__DATA EXTRACT__.
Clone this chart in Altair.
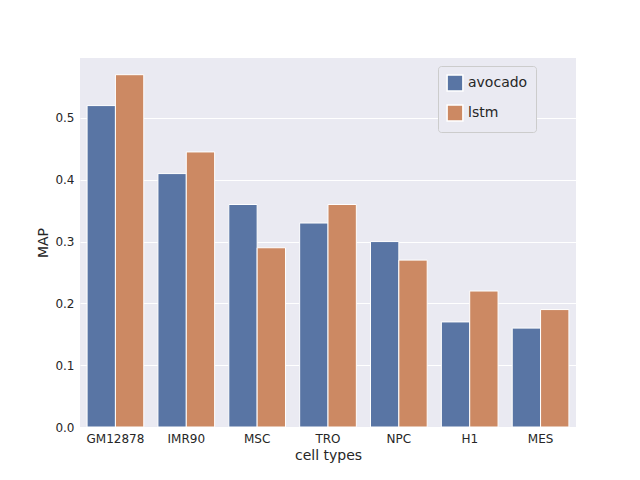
import altair as alt
import pandas as pd

cells = ["GM12878", "IMR90", "MSC", "TRO", "NPC", "H1", "MES"]
avocado = [0.52, 0.41, 0.36, 0.33, 0.30, 0.17, 0.16]
lstm = [0.57, 0.445, 0.29, 0.36, 0.27, 0.22, 0.19]

rows = []
for c, a, l in zip(cells, avocado, lstm):
    rows.append({"cell": c, "model": "avocado", "MAP": a})
    rows.append({"cell": c, "model": "lstm", "MAP": l})
df = pd.DataFrame(rows)

chart = alt.Chart(df).mark_bar(stroke="white", strokeWidth=1).encode(
    x=alt.X("cell:N", sort=cells, title="cell types",
            scale=alt.Scale(paddingInner=0.2, paddingOuter=0.1),
            axis=alt.Axis(labelAngle=0, grid=False)),
    xOffset=alt.XOffset("model:N", sort=["avocado", "lstm"]),
    y=alt.Y("MAP:Q", title="MAP", scale=alt.Scale(domain=[0, 0.597], nice=False),
            axis=alt.Axis(values=[0, 0.1, 0.2, 0.3, 0.4, 0.5], format=".1f")),
    color=alt.Color("model:N", sort=["avocado", "lstm"],
                    scale=alt.Scale(domain=["avocado", "lstm"], range=["#5975A4", "#CC8963"]),
                    legend=alt.Legend(title=None, orient="none", legendX=358, legendY=8,
                                      symbolType="square", symbolSize=250,
                                      fillColor="#EAEAF2", strokeColor="#CCCCCC",
                                      padding=8, cornerRadius=3, labelFontSize=14,
                                      rowPadding=8)),
).properties(
    width=496, height=369,
    autosize=alt.AutoSizeParams(type="none"),
    padding={"left": 72, "top": 50, "right": 56, "bottom": 45},
).configure_view(
    fill="#EAEAF2", stroke=None
).configure_axis(
    labelFont="DejaVu Sans", titleFont="DejaVu Sans",
    labelFontSize=12, titleFontSize=14, titleFontWeight="normal",
    labelColor="#262626", titleColor="#262626",
    domain=False, ticks=False, gridColor="white", gridWidth=1, labelPadding=6
).configure_legend(labelFont="DejaVu Sans", labelColor="#262626")

chart.save("out.html", embed_options={"renderer": "svg", "actions": False})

__SET EXERCISE__. Every line from the start of the listing above through the line with "df = pd.DataFrame(rows)" should be repeated exactly; skip the pictures and add nothing else.

__TASK RESULT__.
Clone this chart in Altair.
import altair as alt
import pandas as pd

cells = ["GM12878", "IMR90", "MSC", "TRO", "NPC", "H1", "MES"]
avocado = [0.52, 0.41, 0.36, 0.33, 0.30, 0.17, 0.16]
lstm = [0.57, 0.445, 0.29, 0.36, 0.27, 0.22, 0.19]

rows = []
for c, a, l in zip(cells, avocado, lstm):
    rows.append({"cell": c, "model": "avocado", "MAP": a})
    rows.append({"cell": c, "model": "lstm", "MAP": l})
df = pd.DataFrame(rows)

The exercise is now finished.